Page 1 of 1

Lots of problems with random FAH crashes on GPU (RX 5600 XT)

Posted: Mon Apr 06, 2020 4:03 pm
by RiaSkies
I don't know if this is a driver or a BIOS issue, or if F@H Core v22 just doesn't like the 5600 XT, or if my card is just butts

Note: This is (primarily) concerning the FAH core crashing, becoming unstable, or otherwise just not working. At this time, while I have encountered one blue-screen, I have not noticed full system or GPU crashes as a result of running FAH, but I haven't been able to successfully fold on my GPU.

I've had seemingly every issue in the book:

- clCreateCommandQueue (-6) errors getting the program started
- Reaching bad (NaN) states and being unable to load from a checkpoint
- Random crashes in the F@H core
- Core refuses to boot up and no log

Some sample log files can be found here: viewtopic.php?f=61&t=33972

I'm running a Sapphire Pulse graphics card at factory-stock settings, and it was able to run multiple consecutive runs of FurMark (max temp on the last run was 75 C) without any system errors, benchmark shutdowns, or other evidence of instability. I have downloaded the latest AMD drivers, and GPU-Z is detecting that OpenCL support is present on the card.

I'm sort of at wit's end; right now, I have disabled GPU folding since I have yet to successfully fold a protein and constantly submitting bad WU's doesn't help advance the science, but I'd very much like to be able to use this card for the betterment of kicking CoVID in the teeth.

GPU-Z Profile: https://i.imgur.com/AEZoBdO.gif

From what I've seen, there are some issues being reported with GCN-based cards but this is a Navi-based card which is having the issues, so... Not sure where to go from here. Maybe a BIOS flash would fix this?

Re: Lots of problems with random FAH crashes on GPU (RX 5600

Posted: Mon Apr 06, 2020 5:40 pm
by Joe_H
The reference clock setting for a 5600 XT is 1375 with a 1750 boost.

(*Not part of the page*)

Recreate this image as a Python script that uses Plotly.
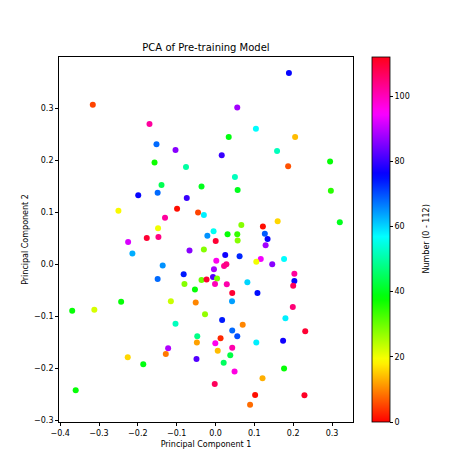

Are the Sapphire factory settings higher than that? If so, try reducing the clock speed to the reference values.

Some others using the Navi based cards have posted that they needed to adjust fan and power settings, some searches here should turn those up. Also someone posted recently about one of the latest drivers from AMD having issues with F@h.

Re: Lots of problems with random FAH crashes on GPU (RX 5600

Posted: Tue Apr 07, 2020 6:42 am
by foldy
This is another heavy benchmark you could try to run to reproduce the issue
https://benchmark.unigine.com/superposition

You can limit power usage of the GPU to see if that is the problem.

Re: Lots of problems with random FAH crashes on GPU (RX 5600

Posted: Tue Apr 07, 2020 1:05 pm
by RiaSkies
It seems like increasing the fan speed considerably and lowering power usage to -43% was enough to stabilize F@H to run some GPU folds on this computer, though at some loss to performance. Hopefully new driver development from AMD will be forthcoming that addresses the black screen issue.

Re: Lots of problems with random FAH crashes on GPU (RX 5600

Posted: Tue Apr 07, 2020 7:21 pm
by toTOW
Don't forget the list of known issue in latest drivers (but it existed before) :
Known Issues
Running Folding@Home while also running an application using hardware acceleration of video content can cause a system hang or black screen. A potential workaround is disabling hardware acceleration for the application that has it enabled.

Re: Lots of problems with random FAH crashes on GPU (RX 5600

Posted: Fri Apr 24, 2020 7:40 pm
by DarkFoss
Try the new AMD 20.4.2 driver I had those errors too with my Fury X.https://www.amd.com/en/support/kb/relea ... win-20-4-2
Fixed Issue Radeon RX Vega series graphics products may experience a system hang or black screen when running Folding@Home while also running an application using hardware acceleration of video content.

Project: 11761 (Run 0, Clone 10697, Gen 12) Project: 14562 (Run 0, Clone 157, Gen 21)Project: 14561 (Run 0, Clone 828, Gen 1) Project: 14561 (Run 0, Clone 1905, Gen 0) Project: 14561 (Run 0, Clone 1173, Gen 2)Project: 14563 (Run 0, Clone 990, Gen 3)

All the above completed with zero errors. Projects 14561 has 438,651 Atoms 14562 has 371,771 Atoms 14563 has 448,584 Atoms so that error is gone as well previously anything above 165k Atoms would fail immediately. The third one listed had actually been failed by a nvidia card.
The new covid19 wu's run hot all I had to do was increase the minimum fan speed from 500 to 975.